Disinterested in sitting in the rain at our campsite, we hit the John Colter’s Ranch House Restaurant and Bar. The restaurant boasted a western theme, but it felt more like a cowboyed-up Denny’s circa 1997. Our bartender, a tall Bulgarian goth rocker with perfectly coiffed long black hair, served us impeccable cocktails, graciously dealt with his other customers, and spoke highly of the food, all while heavy metal ballads blasted from the speakers. It was an oddly perfect ending to our mini backcountry adventure.
When we finally headed to the nearby Colter Bay Campground where we found a campsite for our last night in the park, the skies hadn’t dried up. With some effort, we got a fire going and did our best to drink the last of our beers while we recounted the week. Maybe it was the booze, or maybe just the lingering stoke, but Andy even talked about getting a board of his own to explore Lake Michigan, which was only a few blocks from his house in Chicago. I felt like a proud parent.

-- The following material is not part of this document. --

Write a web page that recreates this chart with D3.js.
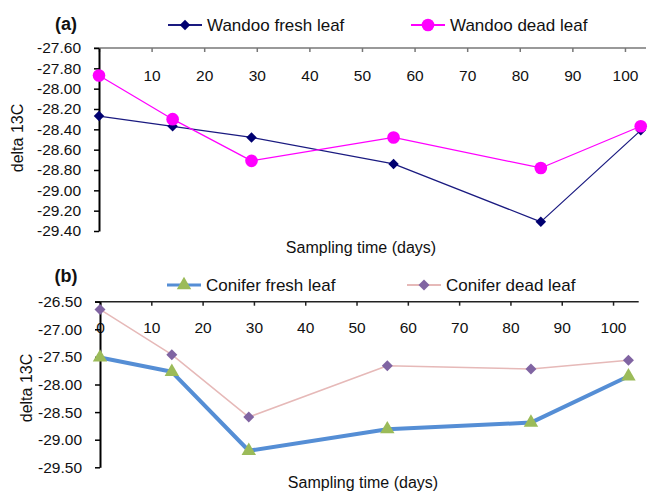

We slept in enough for the rain to stop. Andy’s plane didn’t leave until late afternoon, and I had plans to drive to another paddling destination a few hours away. That left enough time for a last-day photo session on Jackson Lake. If the Tetons dominate the park’s skyline, Jackson Lake dominates its earthly plain. At nearly 15 miles long and 7 miles wide, it’s a big piece of water and wind and powerboats can make it dicey for novices.
I set up my camera on a tripod, programmed the interval timer, and we paddled out into the calm waters under a clearing sky. As we did our best to stay in the field of view I had marked by a distant point on the far shore, I realized that although we’d paddled hard over the last five days, hitting four lakes and running 25 river miles, we’d barely scratched the water’s surface. A week’s worth of backcountry campsites dot Jackson Lake’s eastern and southern shore. Many of them sit at the base of epic canyons that cleave the mighty Tetons. One could easily (pending campsite availability) plan an epic, multi-day trip on Jackson Lake alone.
There were hike-in lakes we didn’t have time for, and a sweet-looking whitewater run on the Snake River north of Jackson Lake as well. And those were in the park proper. Almost 2 million acres of public land surround GTNP. Not to mention, visitors need only head a few miles north to find Yellowstone. South of GTNP, the Snake River serves up solid Class III runs and the famous Lunch Counter wave. Everyone from a novice like Andy to a seasoned expedition paddler could find interesting water in this wild corner of Wyoming.
“Hey Greg, check this out! This board is way more stable than I’ve been treating it all week,” Andy’s words broke my reflective reverie. “I don’t know why I was being so careful all this time, you can really lean this thing over.” He demonstrated with abandon, churning waves as he rocked the Mayra SUP back and forth.
“Yeah, you’re a real pro now,” I laughed already thinking ahead to next summer and where we could meet for another week of paddling.